The listed building station building was opened in 1859 by the Cologne-Minden Railway Company and has been privately owned since 2004. The station has a Deutsche Bahn ticket counter, a bar and a fast food restaurant. Next to the station there is a parking garage.

==Platforms ==
The station has a side and a central platform serviced by three tracks for passenger trains. They have lifts and are free of barriers for the disabled. The disused track four has no platform.

==Train services==
The station is served by the Rhein-Sieg-Express (RE 9) every hour.

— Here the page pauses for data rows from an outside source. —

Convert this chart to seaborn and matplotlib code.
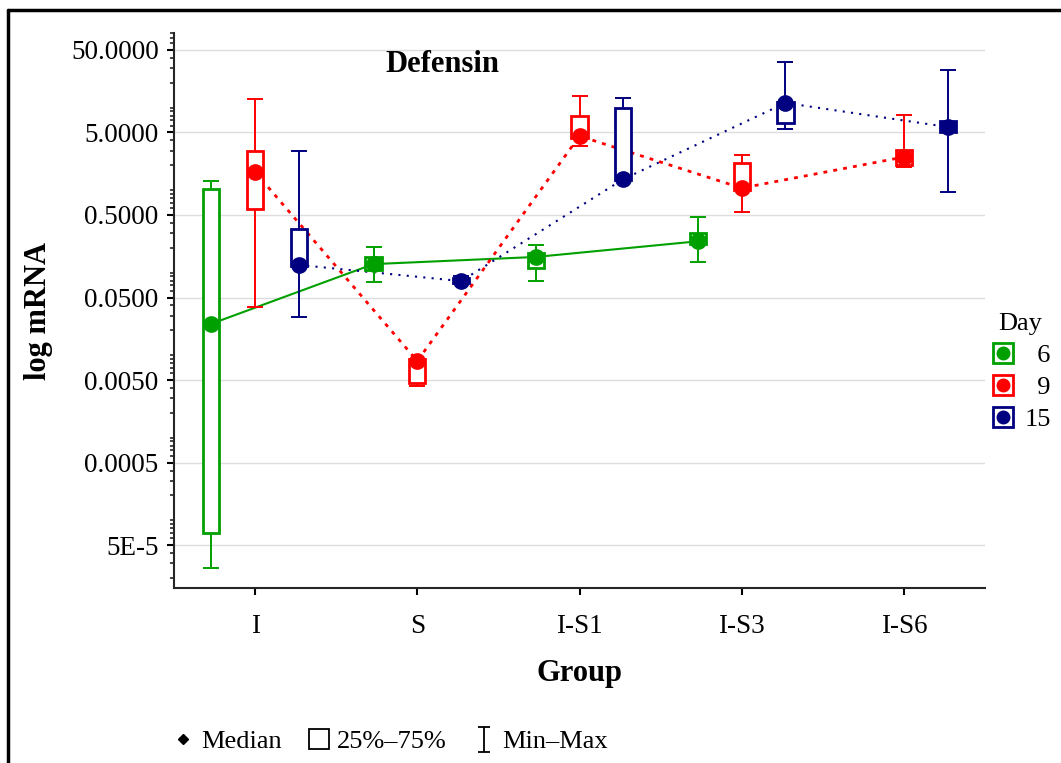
import numpy as np
import pandas as pd
import matplotlib
matplotlib.use("Agg")
import matplotlib.pyplot as plt
import seaborn as sns
from matplotlib.lines import Line2D
from matplotlib.path import Path
from matplotlib.legend_handler import HandlerTuple
from matplotlib.ticker import LogLocator, NullFormatter

# ---------------- data ----------------
groups = ["I", "S", "I-S1", "I-S3", "I-S6"]
days = ["6", "9", "15"]

day6_median = [0.024, 0.127, 0.155, 0.240, np.nan]
day6_q1 = [7.0e-5, 0.108, 0.114, 0.220, np.nan]
day6_q3 = [1.03, 0.155, 0.173, 0.300, np.nan]
day6_min = [2.6e-5, 0.077, 0.079, 0.134, np.nan]
day6_max = [1.29, 0.205, 0.216, 0.470, np.nan]

day9_median = [1.66, 0.0085, 4.53, 1.06, 2.52]
day9_q1 = [0.59, 0.0046, 4.28, 1.00, 2.02]
day9_q3 = [2.98, 0.0090, 7.90, 2.13, 3.07]
day9_min = [0.0384, 0.0042, 3.43, 0.54, 1.91]
day9_max = [12.7, 0.0090, 13.8, 2.67, 8.15]

day15_median = [0.124, 0.079, 1.36, 11.4, 5.83]
day15_q1 = [0.120, 0.075, 1.32, 6.5, 5.07]
day15_q3 = [0.338, 0.085, 9.9, 11.7, 6.9]
day15_min = [0.029, 0.072, 1.32, 5.5, 0.95]
day15_max = [2.98, 0.090, 13.1, 35.8, 28.6]

ytick_values = [5e-5, 5e-4, 5e-3, 5e-2, 0.5, 5, 50]
ytick_labels = ["5E-5", "0.0005", "0.0050", "0.0500", "0.5000", "5.0000", "50.0000"]

colors = {"6": "#00a000", "9": "#ff0000", "15": "#000080"}

stats = {
    "6": (day6_median, day6_q1, day6_q3, day6_min, day6_max),
    "9": (day9_median, day9_q1, day9_q3, day9_min, day9_max),
    "15": (day15_median, day15_q1, day15_q3, day15_min, day15_max),
}

rows = []
for d in days:
    med, q1, q3, mn, mx = stats[d]
    for g, m, a, b, lo, hi in zip(groups, med, q1, q3, mn, mx):
        if not np.isnan(m):
            rows.append(dict(group=g, day=d, median=m, q1=a, q3=b, mn=lo, mx=hi))
df = pd.DataFrame(rows)

# ---------------- style ----------------
sns.set_style("ticks")
plt.rcParams["font.family"] = ["Liberation Serif", "DejaVu Serif"]
plt.rcParams["axes.linewidth"] = 1.5
plt.rcParams["text.color"] = "black"
plt.rcParams["axes.labelcolor"] = "black"

W, H = 1061, 763
fig = plt.figure(figsize=(W / 100, H / 100), dpi=100)
ax = fig.add_axes([174 / W, 1 - 588 / H, (985 - 174) / W, (588 - 33) / H])
ax.set_yscale("log")

dodge = 0.54
offsets = dict(zip(days, np.linspace(-dodge / 2, dodge / 2, len(days))))
box_w = 0.1

# connecting median lines (lines only)
sns.pointplot(data=df, x="group", y="median", hue="day", order=groups,
              hue_order=days, palette=colors, dodge=dodge, errorbar=None,
              legend=False, ax=ax)
line_styles = {"6": dict(lw=1.5, ls="-"),
               "9": dict(lw=2.0, ls=(0, (1.4, 2.2))),
               "15": dict(lw=1.5, ls=(0, (1.0, 3.0)))}
for d, ln in zip(days, list(ax.lines)):
    ln.set_marker("None")
    ln.set_linewidth(line_styles[d]["lw"])
    ln.set_linestyle(line_styles[d]["ls"])
    ln.set_zorder(1.5)

# whiskers and boxes
for d in days:
    sub = df[df["day"] == d]
    xs = np.array([groups.index(g) for g in sub["group"]]) + offsets[d]
    ax.errorbar(xs, sub["median"], yerr=[sub["median"] - sub["mn"], sub["mx"] - sub["median"]],
                fmt="none", ecolor=colors[d], elinewidth=1.4, capsize=5.5, capthick=1.4,
                zorder=1.8)
    ax.bar(xs, sub["q3"] - sub["q1"], bottom=sub["q1"], width=box_w,
           facecolor="white", edgecolor=colors[d], linewidth=2.0, zorder=2)

# median markers
n_before = len(ax.lines)
sns.pointplot(data=df, x="group", y="median", hue="day", order=groups,
              hue_order=days, palette=colors, dodge=dodge, errorbar=None,
              legend=False, linestyles="none", markers="o", ax=ax)
for ln in ax.lines[n_before:]:
    ln.set_markersize(10)
    ln.set_zorder(3)

# ---------------- axes ----------------
ax.set_xlim(-0.5, 4.5)
ax.set_ylim(1.507e-5, 80.3)
ax.set_yticks(ytick_values)
ax.set_yticklabels(ytick_labels)
ax.yaxis.set_minor_locator(LogLocator(base=10, subs=np.arange(1, 10), numticks=50))
ax.yaxis.set_minor_formatter(NullFormatter())
ax.tick_params(axis="both", which="major", direction="out", length=5, width=1.5,
               labelsize=19.5, colors="black", pad=6)
ax.tick_params(axis="y", which="minor", direction="out", length=3, width=1.2)
ax.tick_params(axis="x", pad=14)
ax.grid(True, axis="y", which="major", color="#dddddd", lw=1)
ax.grid(False, axis="x")
ax.set_axisbelow(True)
sns.despine(ax=ax)
ax.set_xlabel("Group", fontsize=22, fontweight="bold", labelpad=14)
ax.set_ylabel("log mRNA", fontsize=22, fontweight="bold", labelpad=13)
fig.text(442 / W, 1 - 64 / H, "Defensin", fontsize=22, fontweight="bold",
         ha="center", va="center", color="black")

# ---------------- legends ----------------
day_handles = []
for d in days:
    sq = Line2D([], [], ls="none", marker="s", ms=15, mfc="white",
                mec=colors[d], mew=2)
    dot = Line2D([], [], ls="none", marker="o", ms=9, color=colors[d])
    day_handles.append((sq, dot))
fig.legend(day_handles, ["\u20076", "\u20079", "15"],
           handler_map={tuple: HandlerTuple(ndivide=1, pad=0)},
           loc="upper left", bbox_to_anchor=(990 / W, 1 - 313 / H), frameon=False,
           title="Day", fontsize=19, title_fontsize=19, handlelength=1.0,
           handletextpad=0.3, labelspacing=0.32, borderaxespad=0, borderpad=0)

ibeam = Path([(-0.5, 1), (0.5, 1), (0, 1), (0, -1), (-0.5, -1), (0.5, -1)],
             [Path.MOVETO, Path.LINETO, Path.MOVETO, Path.LINETO, Path.MOVETO, Path.LINETO])
bottom_handles = [
    Line2D([], [], ls="none", marker="D", ms=5, color="black"),
    Line2D([], [], ls="none", marker="s", ms=15, mfc="white", mec="black", mew=1.3),
    Line2D([], [], ls="none", marker=ibeam, ms=18, color="black", mew=1.3),
]
fig.legend(bottom_handles, ["Median", "25%\u201375%", "Min\u2013Max"],
           loc="center", bbox_to_anchor=(390 / W, 1 - 741 / H), ncol=3, frameon=False,
           fontsize=19, handlelength=0.8, handletextpad=0.3, columnspacing=1.0)

# figure frame (top and left edges)
fig.add_artist(Line2D([8 / W, 1.0], [1 - 10 / H, 1 - 10 / H], transform=fig.transFigure,
                      color="black", lw=2.5))
fig.add_artist(Line2D([8 / W, 8 / W], [0, 1 - 10 / H], transform=fig.transFigure,
                      color="black", lw=2.5))

fig.savefig("out.png", dpi=100)
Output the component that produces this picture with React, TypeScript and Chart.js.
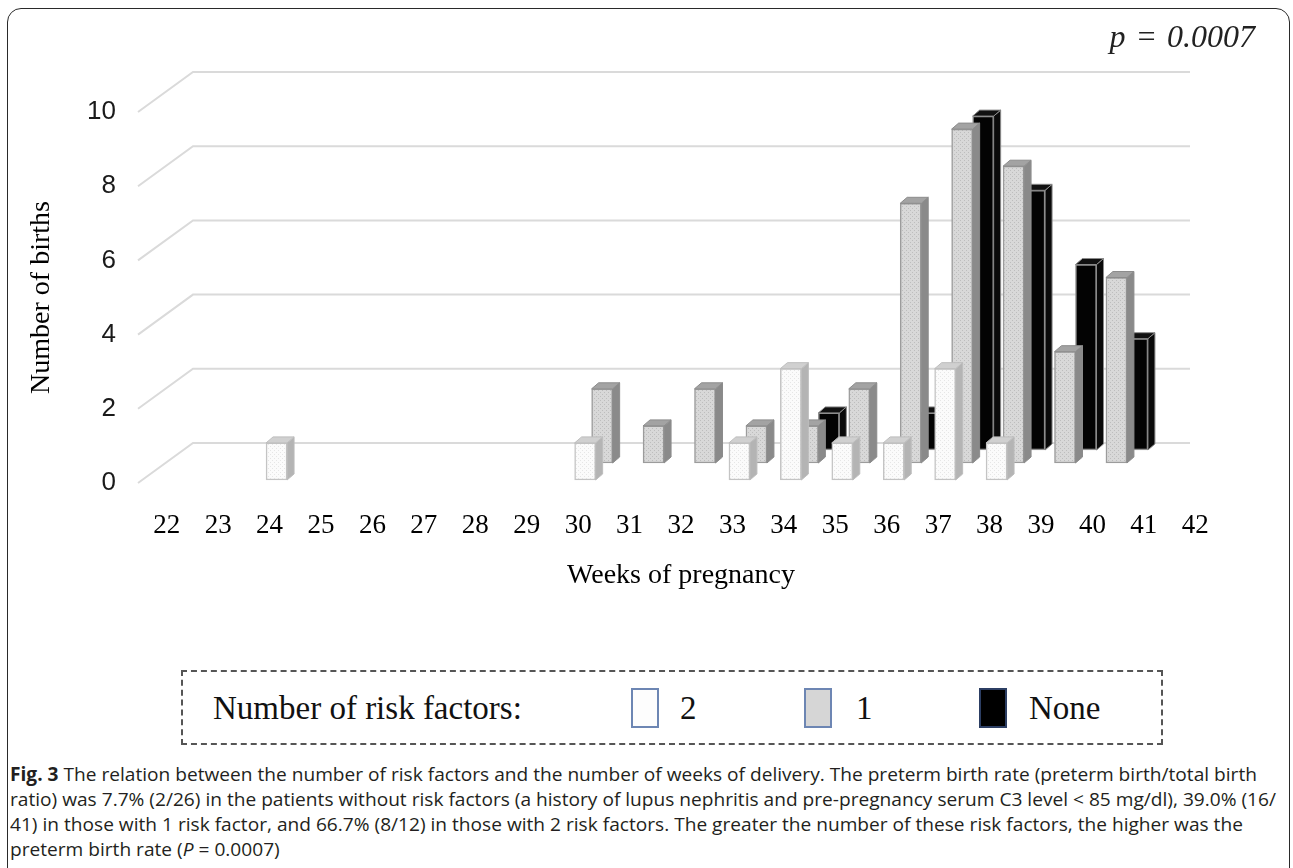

It is also served by Cologne S-Bahn lines S12 between Düren or Köln-Ehrenfeld and Hennef (Sieg) every 20 minutes and S19 between Düren and Hennef (Sieg), Blankenberg (Sieg), Herchen or Au (Sieg) every 20 minutes, Monday to Saturday. One S12 service an hour continues to/from Au (Sieg) Monday–Saturday. On Sundays and public holidays, the S12 operates every 30 minutes between Horrem and Au (Sieg). Together these provide services every 10 minutes through Cologne Monday–Saturday and four services an hour on Sunday. Freight trains rarely operate through the station. All passenger trains running through the station are operated by DB Regio NRW. The station is classified by Deutsche Bahn since January 2011 as a category 4 station.